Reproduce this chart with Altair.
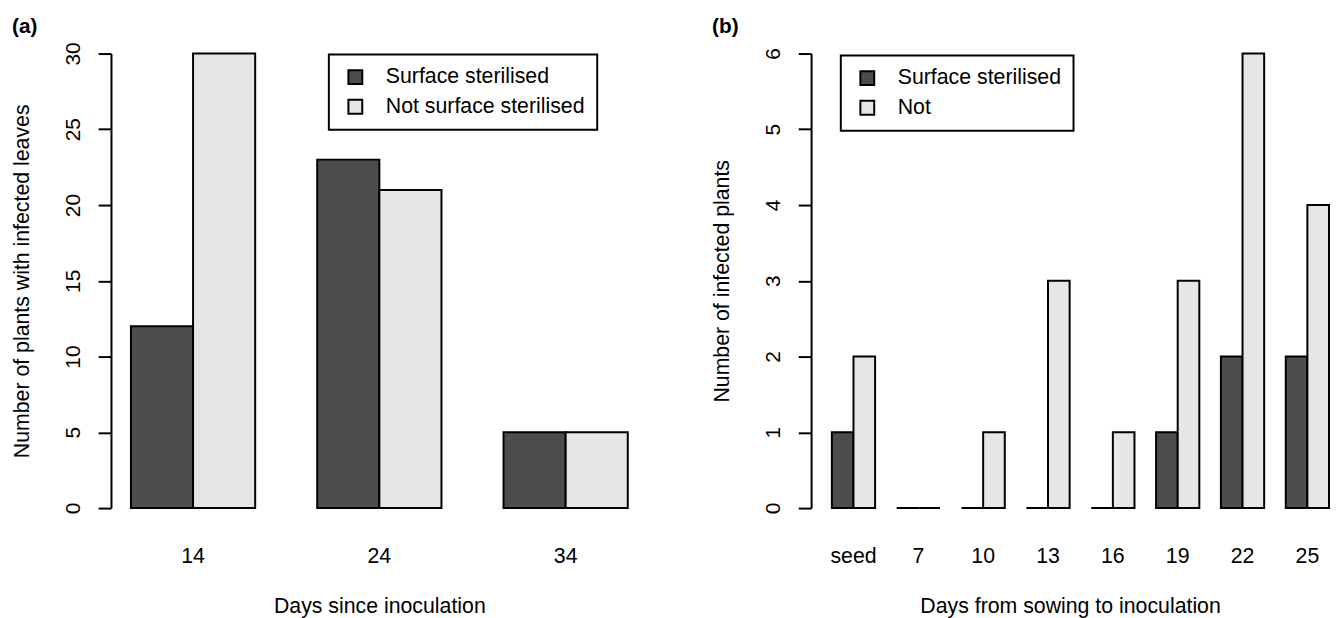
import altair as alt
import pandas as pd

# ---- data ----
days_a = ["14", "24", "34"]
ster_a = [12, 23, 5]
not_a = [30, 21, 5]
series_a = ["Surface sterilised", "Not surface sterilised"]

days_b = ["seed", "7", "10", "13", "16", "19", "22", "25"]
ster_b = [1, 0, 0, 0, 0, 1, 2, 2]
not_b = [2, 0, 1, 3, 1, 3, 6, 4]
series_b = ["Surface sterilised", "Not"]

colors = ["#4d4d4d", "#e6e6e6"]
FONT = "Liberation Sans"
FS = 21.5

def long(days, s1, s2, names):
    rows = []
    for d, a, b in zip(days, s1, s2):
        rows.append({"day": d, "series": names[0], "count": a})
        rows.append({"day": d, "series": names[1], "count": b})
    return pd.DataFrame(rows)

df_a = long(days_a, ster_a, not_a, series_a)
df_b = long(days_b, ster_b, not_b, series_b)

def y_axis(title, values):
    return alt.Axis(title=title, values=values, grid=False, domainColor="black",
                    domainWidth=2, tickColor="black", tickWidth=2, tickSize=13,
                    labelAngle=270, labelAlign="center", labelBaseline="bottom",
                    labelPadding=15, labelFontSize=21, labelColor="black",
                    labelFont=FONT, titleFont=FONT, titleFontSize=FS,
                    titleFontWeight="normal", titleColor="black", titlePadding=29)

def x_axis(title, **kw):
    return alt.Axis(title=title, domain=False, ticks=False, labelAngle=0,
                    labelFontSize=FS, labelColor="black", labelFont=FONT,
                    labelPadding=38, titleFont=FONT, titleFontSize=FS,
                    titleFontWeight="normal", titleColor="black", titlePadding=29, **kw)

def legend(x, y):
    return alt.Legend(title=None, orient="none", legendX=x, legendY=y,
                      symbolType="square", symbolSize=196, symbolStrokeColor="black",
                      symbolStrokeWidth=2, symbolOpacity=1, symbolOffset=4,
                      labelFontSize=FS, labelFont=FONT, labelColor="black",
                      labelOffset=20, labelLimit=0, rowPadding=7,
                      strokeColor="black", padding=12)

def title(txt, off):
    return alt.TitleParams(txt, anchor="start", frame="bounds", fontSize=21,
                           fontWeight="bold", font=FONT, color="black", offset=off)

chart_a = alt.Chart(df_a).mark_bar(stroke="black", strokeWidth=2, opacity=1).encode(
    x=alt.X("day:N", sort=days_a,
            scale=alt.Scale(paddingInner=0.333, paddingOuter=0.107),
            axis=x_axis("Days since inoculation")),
    xOffset=alt.XOffset("series:N", sort=series_a),
    y=alt.Y("count:Q", scale=alt.Scale(domain=[0, 30], nice=False, zero=True),
            axis=y_axis("Number of plants with infected leaves", [0, 5, 10, 15, 20, 25, 30])),
    color=alt.Color("series:N", sort=series_a,
                    scale=alt.Scale(domain=series_a, range=colors),
                    legend=legend(220, 1)),
).properties(width=542, height=459, title=title("(a)", 5))

chart_b = alt.Chart(df_b).mark_bar(stroke="black", strokeWidth=2, opacity=1).encode(
    x=alt.X("day:N", sort=days_b,
            scale=alt.Scale(paddingInner=0.333, paddingOuter=0.16, align=1),
            axis=x_axis("Days from sowing to inoculation")),
    xOffset=alt.XOffset("series:N", sort=series_b),
    y=alt.Y("count:Q", scale=alt.Scale(domain=[0, 6], nice=False, zero=True),
            axis=y_axis("Number of infected plants", [0, 1, 2, 3, 4, 5, 6])),
    color=alt.Color("series:N", sort=series_b,
                    scale=alt.Scale(domain=series_b, range=colors),
                    legend=legend(30, 2)),
).properties(width=523, height=459, title=title("(b)", 11))

chart = alt.hconcat(chart_a, chart_b, spacing=65).resolve_scale(
    color="independent", xOffset="independent"
).resolve_legend(color="independent").properties(
    padding={"left": 4, "top": 5, "right": 0, "bottom": 0}
).configure_view(stroke=None).configure_legend(strokeWidth=2)

chart.save("out.html", embed_options={"renderer": "svg", "actions": False})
-=-=-
Work to be completed: Omit every picture, then reproduce the rest of the listing exactly.

Reply:
Reproduce this chart with Altair.
import altair as alt
import pandas as pd

# ---- data ----
days_a = ["14", "24", "34"]
ster_a = [12, 23, 5]
not_a = [30, 21, 5]
series_a = ["Surface sterilised", "Not surface sterilised"]

days_b = ["seed", "7", "10", "13", "16", "19", "22", "25"]
ster_b = [1, 0, 0, 0, 0, 1, 2, 2]
not_b = [2, 0, 1, 3, 1, 3, 6, 4]
series_b = ["Surface sterilised", "Not"]

colors = ["#4d4d4d", "#e6e6e6"]
FONT = "Liberation Sans"
FS = 21.5

def long(days, s1, s2, names):
    rows = []
    for d, a, b in zip(days, s1, s2):
        rows.append({"day": d, "series": names[0], "count": a})
        rows.append({"day": d, "series": names[1], "count": b})
    return pd.DataFrame(rows)

df_a = long(days_a, ster_a, not_a, series_a)
df_b = long(days_b, ster_b, not_b, series_b)

def y_axis(title, values):
    return alt.Axis(title=title, values=values, grid=False, domainColor="black",
                    domainWidth=2, tickColor="black", tickWidth=2, tickSize=13,
                    labelAngle=270, labelAlign="center", labelBaseline="bottom",
                    labelPadding=15, labelFontSize=21, labelColor="black",
                    labelFont=FONT, titleFont=FONT, titleFontSize=FS,
                    titleFontWeight="normal", titleColor="black", titlePadding=29)

def x_axis(title, **kw):
    return alt.Axis(title=title, domain=False, ticks=False, labelAngle=0,
                    labelFontSize=FS, labelColor="black", labelFont=FONT,
                    labelPadding=38, titleFont=FONT, titleFontSize=FS,
                    titleFontWeight="normal", titleColor="black", titlePadding=29, **kw)

def legend(x, y):
    return alt.Legend(title=None, orient="none", legendX=x, legendY=y,
                      symbolType="square", symbolSize=196, symbolStrokeColor="black",
                      symbolStrokeWidth=2, symbolOpacity=1, symbolOffset=4,
                      labelFontSize=FS, labelFont=FONT, labelColor="black",
                      labelOffset=20, labelLimit=0, rowPadding=7,
                      strokeColor="black", padding=12)

def title(txt, off):
    return alt.TitleParams(txt, anchor="start", frame="bounds", fontSize=21,
                           fontWeight="bold", font=FONT, color="black", offset=off)

chart_a = alt.Chart(df_a).mark_bar(stroke="black", strokeWidth=2, opacity=1).encode(
    x=alt.X("day:N", sort=days_a,
            scale=alt.Scale(paddingInner=0.333, paddingOuter=0.107),
            axis=x_axis("Days since inoculation")),
    xOffset=alt.XOffset("series:N", sort=series_a),
    y=alt.Y("count:Q", scale=alt.Scale(domain=[0, 30], nice=False, zero=True),
            axis=y_axis("Number of plants with infected leaves", [0, 5, 10, 15, 20, 25, 30])),
    color=alt.Color("series:N", sort=series_a,
                    scale=alt.Scale(domain=series_a, range=colors),
                    legend=legend(220, 1)),
).properties(width=542, height=459, title=title("(a)", 5))

chart_b = alt.Chart(df_b).mark_bar(stroke="black", strokeWidth=2, opacity=1).encode(
    x=alt.X("day:N", sort=days_b,
            scale=alt.Scale(paddingInner=0.333, paddingOuter=0.16, align=1),
            axis=x_axis("Days from sowing to inoculation")),
    xOffset=alt.XOffset("series:N", sort=series_b),
    y=alt.Y("count:Q", scale=alt.Scale(domain=[0, 6], nice=False, zero=True),
            axis=y_axis("Number of infected plants", [0, 1, 2, 3, 4, 5, 6])),
    color=alt.Color("series:N", sort=series_b,
                    scale=alt.Scale(domain=series_b, range=colors),
                    legend=legend(30, 2)),
).properties(width=523, height=459, title=title("(b)", 11))

chart = alt.hconcat(chart_a, chart_b, spacing=65).resolve_scale(
    color="independent", xOffset="independent"
).resolve_legend(color="independent").properties(
    padding={"left": 4, "top": 5, "right": 0, "bottom": 0}
).configure_view(stroke=None).configure_legend(strokeWidth=2)

chart.save("out.html", embed_options={"renderer": "svg", "actions": False})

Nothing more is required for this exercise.